| WHAT NEEDS TO BE DONE |
Go through the records line by line and work out how many lines hold the word "this". Answer with the number only.

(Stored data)
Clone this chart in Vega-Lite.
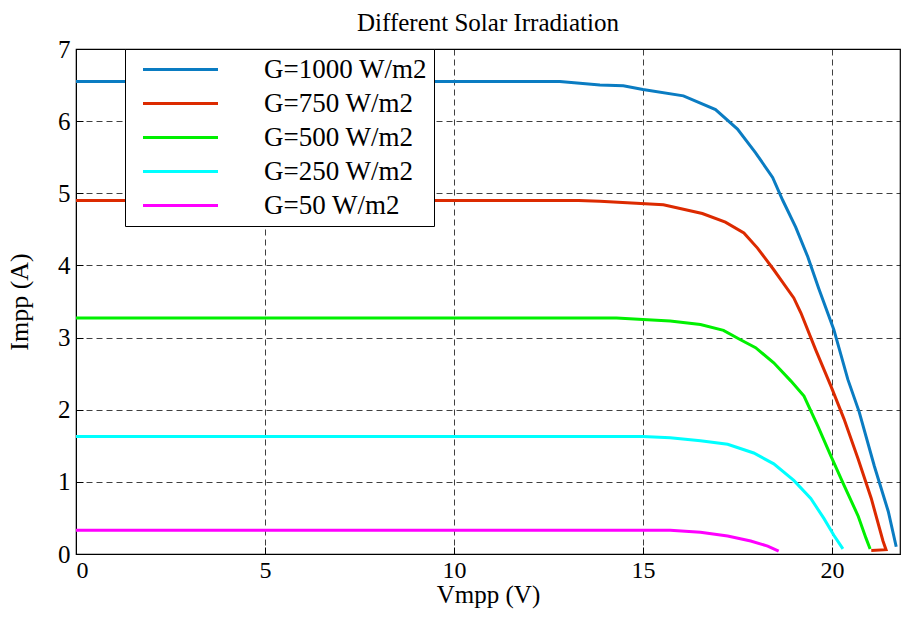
{
  "$schema": "https://vega.github.io/schema/vega-lite/v6.json",
  "width": 824,
  "height": 505,
  "autosize": {"type": "none"},
  "padding": {"left": 76, "top": 49, "right": 2, "bottom": 63},
  "background": "white",
  "config": {
    "font": "Liberation Serif",
    "view": {"stroke": "black", "strokeWidth": 1.2}
  },
  "title": {"text": "Different Solar Irradiation", "fontSize": 25, "font": "Liberation Serif", "fontWeight": "normal", "color": "black", "anchor": "middle", "frame": "group", "offset": 1},
  "data": {"values": [
    {"G":"G=1000 W/m2","order":0,"Vmpp":0,"Impp":6.55},
    {"G":"G=1000 W/m2","order":1,"Vmpp":5,"Impp":6.55},
    {"G":"G=1000 W/m2","order":2,"Vmpp":10,"Impp":6.55},
    {"G":"G=1000 W/m2","order":3,"Vmpp":12.8,"Impp":6.55},
    {"G":"G=1000 W/m2","order":4,"Vmpp":13.86,"Impp":6.5},
    {"G":"G=1000 W/m2","order":5,"Vmpp":14.48,"Impp":6.49},
    {"G":"G=1000 W/m2","order":6,"Vmpp":15.0,"Impp":6.44},
    {"G":"G=1000 W/m2","order":7,"Vmpp":16.07,"Impp":6.35},
    {"G":"G=1000 W/m2","order":8,"Vmpp":16.92,"Impp":6.16},
    {"G":"G=1000 W/m2","order":9,"Vmpp":17.5,"Impp":5.89},
    {"G":"G=1000 W/m2","order":10,"Vmpp":17.98,"Impp":5.56},
    {"G":"G=1000 W/m2","order":11,"Vmpp":18.43,"Impp":5.22},
    {"G":"G=1000 W/m2","order":12,"Vmpp":18.7,"Impp":4.9},
    {"G":"G=1000 W/m2","order":13,"Vmpp":19.04,"Impp":4.53},
    {"G":"G=1000 W/m2","order":14,"Vmpp":19.36,"Impp":4.12},
    {"G":"G=1000 W/m2","order":15,"Vmpp":19.65,"Impp":3.68},
    {"G":"G=1000 W/m2","order":16,"Vmpp":20.05,"Impp":3.11},
    {"G":"G=1000 W/m2","order":17,"Vmpp":20.42,"Impp":2.42},
    {"G":"G=1000 W/m2","order":18,"Vmpp":20.72,"Impp":1.97},
    {"G":"G=1000 W/m2","order":19,"Vmpp":21.12,"Impp":1.22},
    {"G":"G=1000 W/m2","order":20,"Vmpp":21.49,"Impp":0.59},
    {"G":"G=1000 W/m2","order":21,"Vmpp":21.7,"Impp":0.1},
    {"G":"G=750 W/m2","order":0,"Vmpp":0,"Impp":4.9},
    {"G":"G=750 W/m2","order":1,"Vmpp":10,"Impp":4.9},
    {"G":"G=750 W/m2","order":2,"Vmpp":13.3,"Impp":4.9},
    {"G":"G=750 W/m2","order":3,"Vmpp":13.86,"Impp":4.89},
    {"G":"G=750 W/m2","order":4,"Vmpp":15.54,"Impp":4.84},
    {"G":"G=750 W/m2","order":5,"Vmpp":16.57,"Impp":4.72},
    {"G":"G=750 W/m2","order":6,"Vmpp":17.18,"Impp":4.6},
    {"G":"G=750 W/m2","order":7,"Vmpp":17.67,"Impp":4.45},
    {"G":"G=750 W/m2","order":8,"Vmpp":18.03,"Impp":4.24},
    {"G":"G=750 W/m2","order":9,"Vmpp":18.46,"Impp":3.94},
    {"G":"G=750 W/m2","order":10,"Vmpp":18.65,"Impp":3.8},
    {"G":"G=750 W/m2","order":11,"Vmpp":18.99,"Impp":3.55},
    {"G":"G=750 W/m2","order":12,"Vmpp":19.18,"Impp":3.34},
    {"G":"G=750 W/m2","order":13,"Vmpp":19.57,"Impp":2.83},
    {"G":"G=750 W/m2","order":14,"Vmpp":19.97,"Impp":2.33},
    {"G":"G=750 W/m2","order":15,"Vmpp":20.32,"Impp":1.87},
    {"G":"G=750 W/m2","order":16,"Vmpp":20.69,"Impp":1.32},
    {"G":"G=750 W/m2","order":17,"Vmpp":21.04,"Impp":0.77},
    {"G":"G=750 W/m2","order":18,"Vmpp":21.35,"Impp":0.18},
    {"G":"G=750 W/m2","order":19,"Vmpp":21.43,"Impp":0.06},
    {"G":"G=750 W/m2","order":20,"Vmpp":21.04,"Impp":0.05},
    {"G":"G=500 W/m2","order":0,"Vmpp":0,"Impp":3.27},
    {"G":"G=500 W/m2","order":1,"Vmpp":10,"Impp":3.27},
    {"G":"G=500 W/m2","order":2,"Vmpp":14.3,"Impp":3.27},
    {"G":"G=500 W/m2","order":3,"Vmpp":15.0,"Impp":3.25},
    {"G":"G=500 W/m2","order":4,"Vmpp":15.72,"Impp":3.23},
    {"G":"G=500 W/m2","order":5,"Vmpp":16.52,"Impp":3.18},
    {"G":"G=500 W/m2","order":6,"Vmpp":17.13,"Impp":3.1},
    {"G":"G=500 W/m2","order":7,"Vmpp":17.58,"Impp":2.97},
    {"G":"G=500 W/m2","order":8,"Vmpp":17.98,"Impp":2.86},
    {"G":"G=500 W/m2","order":9,"Vmpp":18.46,"Impp":2.65},
    {"G":"G=500 W/m2","order":10,"Vmpp":18.91,"Impp":2.4},
    {"G":"G=500 W/m2","order":11,"Vmpp":19.26,"Impp":2.19},
    {"G":"G=500 W/m2","order":12,"Vmpp":19.63,"Impp":1.77},
    {"G":"G=500 W/m2","order":13,"Vmpp":19.97,"Impp":1.36},
    {"G":"G=500 W/m2","order":14,"Vmpp":20.32,"Impp":0.95},
    {"G":"G=500 W/m2","order":15,"Vmpp":20.69,"Impp":0.53},
    {"G":"G=500 W/m2","order":16,"Vmpp":20.9,"Impp":0.22},
    {"G":"G=500 W/m2","order":17,"Vmpp":21.01,"Impp":0.07},
    {"G":"G=250 W/m2","order":0,"Vmpp":0,"Impp":1.63},
    {"G":"G=250 W/m2","order":1,"Vmpp":10,"Impp":1.63},
    {"G":"G=250 W/m2","order":2,"Vmpp":15.0,"Impp":1.63},
    {"G":"G=250 W/m2","order":3,"Vmpp":15.72,"Impp":1.61},
    {"G":"G=250 W/m2","order":4,"Vmpp":16.52,"Impp":1.57},
    {"G":"G=250 W/m2","order":5,"Vmpp":17.24,"Impp":1.52},
    {"G":"G=250 W/m2","order":6,"Vmpp":17.93,"Impp":1.4},
    {"G":"G=250 W/m2","order":7,"Vmpp":18.46,"Impp":1.25},
    {"G":"G=250 W/m2","order":8,"Vmpp":18.99,"Impp":1.02},
    {"G":"G=250 W/m2","order":9,"Vmpp":19.44,"Impp":0.77},
    {"G":"G=250 W/m2","order":10,"Vmpp":19.79,"Impp":0.49},
    {"G":"G=250 W/m2","order":11,"Vmpp":20.05,"Impp":0.26},
    {"G":"G=250 W/m2","order":12,"Vmpp":20.29,"Impp":0.07},
    {"G":"G=50 W/m2","order":0,"Vmpp":0,"Impp":0.33},
    {"G":"G=50 W/m2","order":1,"Vmpp":10,"Impp":0.33},
    {"G":"G=50 W/m2","order":2,"Vmpp":15.72,"Impp":0.33},
    {"G":"G=50 W/m2","order":3,"Vmpp":16.52,"Impp":0.3},
    {"G":"G=50 W/m2","order":4,"Vmpp":17.24,"Impp":0.25},
    {"G":"G=50 W/m2","order":5,"Vmpp":17.85,"Impp":0.18},
    {"G":"G=50 W/m2","order":6,"Vmpp":18.3,"Impp":0.11},
    {"G":"G=50 W/m2","order":7,"Vmpp":18.59,"Impp":0.04}
  ]},
  "mark": {"type": "line", "strokeWidth": 3, "clip": true},
  "encoding": {
    "x": {
      "field": "Vmpp", "type": "quantitative",
      "scale": {"domain": [0, 21.8], "nice": false, "zero": false},
      "axis": {
        "title": "Vmpp (V)", "values": [0, 5, 10, 15, 20],
        "grid": true, "gridColor": "#000", "gridDash": [6, 4], "gridOpacity": 0.75, "gridWidth": 1,
        "domainColor": "black", "tickColor": "black", "tickSize": -7,
        "labelFontSize": 24, "labelColor": "black", "labelPadding": 11, "labelFont": "Liberation Serif",
        "titleFontSize": 25, "titleFontWeight": "normal", "titleColor": "black", "titlePadding": 0, "titleFont": "Liberation Serif"
      }
    },
    "y": {
      "field": "Impp", "type": "quantitative",
      "scale": {"domain": [0, 7], "nice": false},
      "axis": {
        "title": "Impp (A)", "values": [0, 1, 2, 3, 4, 5, 6, 7],
        "grid": true, "gridColor": "#000", "gridDash": [6, 4], "gridOpacity": 0.75, "gridWidth": 1,
        "domainColor": "black", "tickColor": "black", "tickSize": -7,
        "labelFontSize": 25, "labelColor": "black", "labelPadding": 13, "labelFont": "Liberation Serif",
        "titleFontSize": 26, "titleFontWeight": "normal", "titleColor": "black", "titlePadding": 25, "titleFont": "Liberation Serif"
      }
    },
    "color": {
      "field": "G", "type": "nominal",
      "scale": {
        "domain": ["G=1000 W/m2", "G=750 W/m2", "G=500 W/m2", "G=250 W/m2", "G=50 W/m2"],
        "range": ["#0a7cc2", "#dc2a00", "#00f000", "#00ffff", "#ff00ff"]
      },
      "legend": {
        "title": null, "orient": "none", "legendX": 49, "legendY": 0,
        "symbolType": "M-3.75,0H3.75", "symbolSize": 400, "symbolStrokeWidth": 3,
        "symbolOffset": 35, "labelOffset": 70,
        "labelFontSize": 27, "labelFont": "Liberation Serif", "labelColor": "black", "labelLimit": 400,
        "rowPadding": 6, "padding": 7,
        "fillColor": "white", "strokeColor": "black"
      }
    },
    "order": {"field": "order", "type": "quantitative"}
  }
}
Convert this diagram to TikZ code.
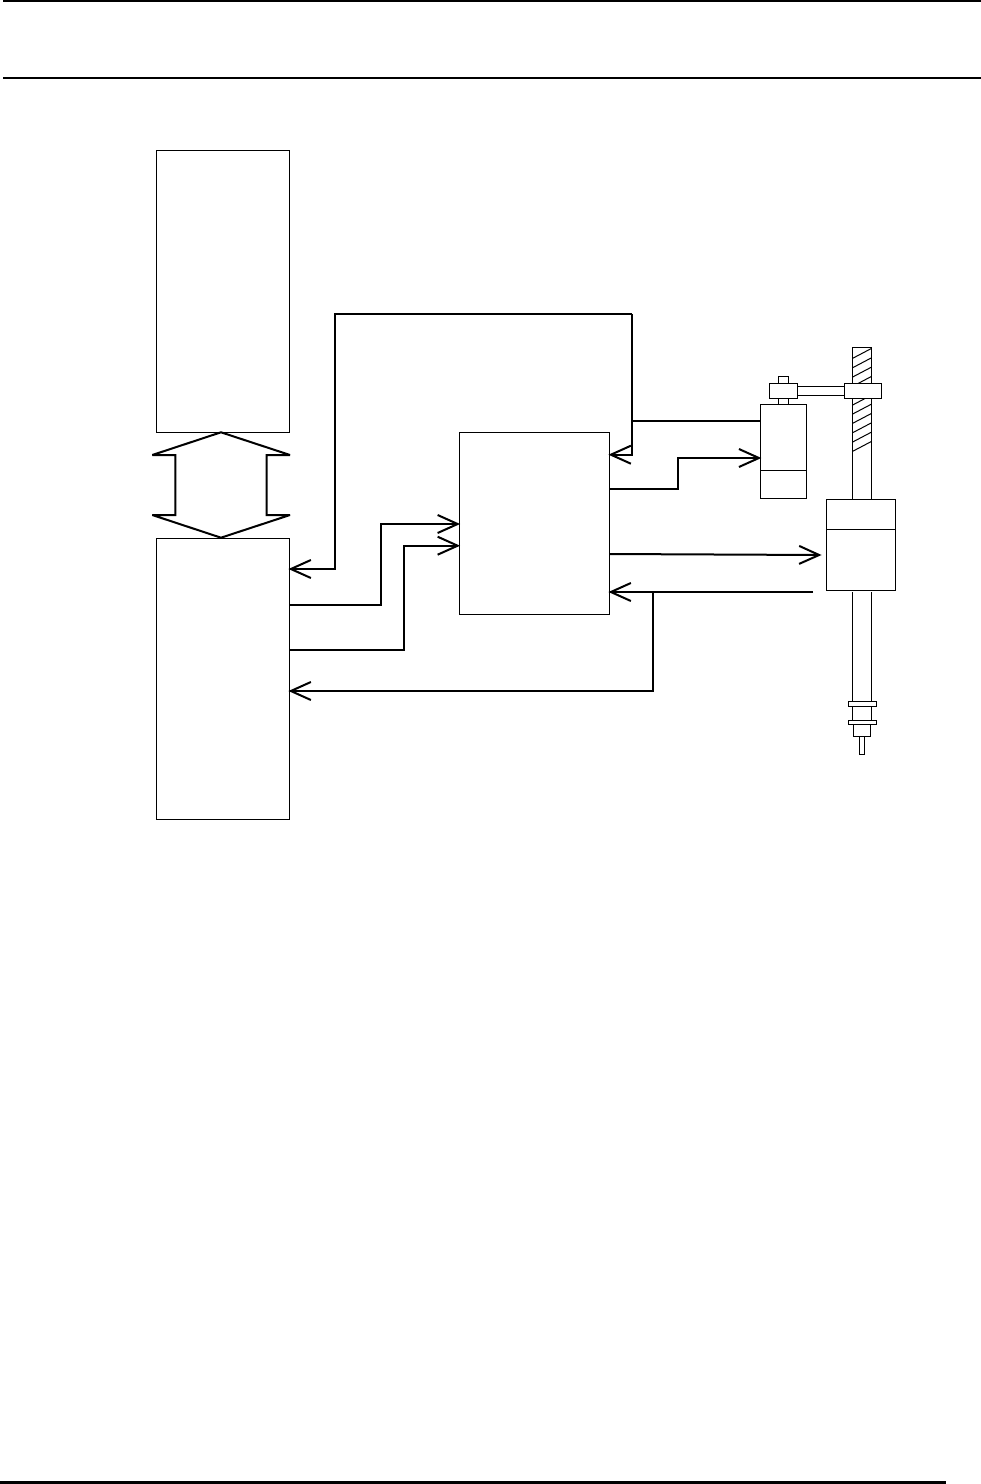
\documentclass[tikz,border=0pt]{standalone}
\usetikzlibrary{arrows.meta,calc}
\tikzset{
  x=0.75pt,y=-0.75pt,
  box/.style={draw,line width=0.75pt,inner sep=0pt,outer sep=0pt,rectangle,anchor=north west},
  thin line/.style={line width=0.75pt},
  wire/.style={line width=1.5pt,line join=miter},
  arrowwire/.style={wire,-{Straight Barb[length=15pt,width=13.5pt,line width=1.5pt]},shorten >=-0.8pt},
  rule/.style={line width=1.7pt},
}
\newcommand{\bx}[5]{\node[box,minimum width={(#4-#2)*0.75pt},minimum height={(#5-#3)*0.75pt}] (#1) at (#2,#3) {};}
\begin{document}
\begin{tikzpicture}
\useasboundingbox (0,0) rectangle (981,1484);
% page rules
\coordinate (t1) at (3,1); \coordinate (t2) at (981,1);
\coordinate (t3) at (3,77.9); \coordinate (t4) at (981,77.9);
\coordinate (f1) at (0,1482.5); \coordinate (f2) at (946,1482.5);
\draw[rule] (t1) -- (t2);
\draw[rule] (t3) -- (t4);
\draw[line width=2.25pt] (f1) -- (f2);
% screw (drawn first so that the nuts cover it)
\draw[thin line] (852.7,347.3) rectangle (871.7,499.3);
\foreach \y in {358.3,367.7,377,386.3,405,414,423.3,432.7,442,451.3}
  \draw[thin line] (852.7,\y+0) -- (871.7,\y-10);
% main blocks
\bx{upper}{156.5}{150.5}{289.5}{432.3}
\bx{lower}{156.5}{538.5}{289.5}{819}
\bx{ctrl}{459}{432.5}{609.5}{614.5}
% small motor
\bx{smot}{760.3}{404.3}{806.3}{498.3}
\coordinate (sd1) at (760.3,470.3); \coordinate (sd2) at (806.3,470.3);
\draw[thin line] (sd1) -- (sd2);
\bx{scap}{778.3}{376.3}{788.3}{383.3}
\bx{sneck}{778.3}{398.3}{788.3}{404.3}
\bx{arm}{797.3}{386.3}{844.3}{395.3}
\node[box,fill=white,minimum width={28*0.75pt},minimum height={15*0.75pt}] (nutl) at (769.3,383.3) {};
\node[box,fill=white,minimum width={37.2*0.75pt},minimum height={15*0.75pt}] (nutr) at (844.3,383.3) {};
% big motor
\bx{bmot}{826.3}{499.3}{895.3}{590}
\coordinate (bd1) at (826.3,529.3); \coordinate (bd2) at (895.3,529.3);
\draw[thin line] (bd1) -- (bd2);
% lower rod and end parts
\coordinate (r1) at (852.3,592); \coordinate (r2) at (852.3,724);
\coordinate (r3) at (871.3,592); \coordinate (r4) at (871.3,724);
\draw[thin line] (r1) -- (r2);
\draw[thin line] (r3) -- (r4);
\node[box,fill=white,minimum width={28.3*0.75pt},minimum height={5.2*0.75pt}] (col1) at (848.3,701.5) {};
\node[box,fill=white,minimum width={28.3*0.75pt},minimum height={4.4*0.75pt}] (col2) at (848.3,720.3) {};
\bx{stub}{853.3}{724.7}{870.6}{736.7}
\bx{pin}{859.3}{736.7}{864.6}{754.7}
% double hollow arrow
\coordinate (da1) at (221,432.3); \coordinate (da2) at (290,455); \coordinate (da3) at (266.7,455);
\coordinate (da4) at (266.7,515); \coordinate (da5) at (290,515); \coordinate (da6) at (221,537.7);
\coordinate (da7) at (152.3,515); \coordinate (da8) at (175.3,515); \coordinate (da9) at (175.3,455);
\coordinate (da10) at (152.3,455);
\draw[wire,line join=miter,miter limit=2] (da1) -- (da2) -- (da3) -- (da4) -- (da5) -- (da6) -- (da7) -- (da8) -- (da9) -- (da10) -- cycle;
% connectors
\coordinate (j1) at (632,421);
\coordinate (in1) at (ctrl.east |- 0,454.7);
\coordinate (fb) at (lower.east |- 0,569);
\draw[wire] (smot.west |- j1) -- (j1);
\draw[arrowwire] (632,314) -- (j1) |- (in1);
\draw[arrowwire] (632,314) -- (335,314) |- (fb);
\coordinate (o2) at (ctrl.east |- 0,489);
\coordinate (i2) at (smot.west |- 0,458);
\draw[arrowwire] (o2) -- (678,489) |- (i2);
\coordinate (l1) at (lower.east |- 0,605);
\coordinate (c1) at (ctrl.west |- 0,524);
\draw[arrowwire] (l1) -- (380.7,605) |- (c1);
\coordinate (l2) at (lower.east |- 0,650);
\coordinate (c2) at (ctrl.west |- 0,545.7);
\draw[arrowwire] (l2) -- (404,650) |- (c2);
\coordinate (o3) at (ctrl.east |- 0,554);
\coordinate (i3) at (820.5,555);
\draw[arrowwire] (o3) -- (i3);
\coordinate (enc) at (813,592);
\coordinate (i4) at (ctrl.east |- enc);
\coordinate (j2) at (653,592);
\draw[arrowwire] (enc) -- (i4);
\coordinate (l3) at (lower.east |- 0,691);
\draw[arrowwire] (j2) |- (l3);
\end{tikzpicture}
\end{document}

| RIGHT ANSWER |
2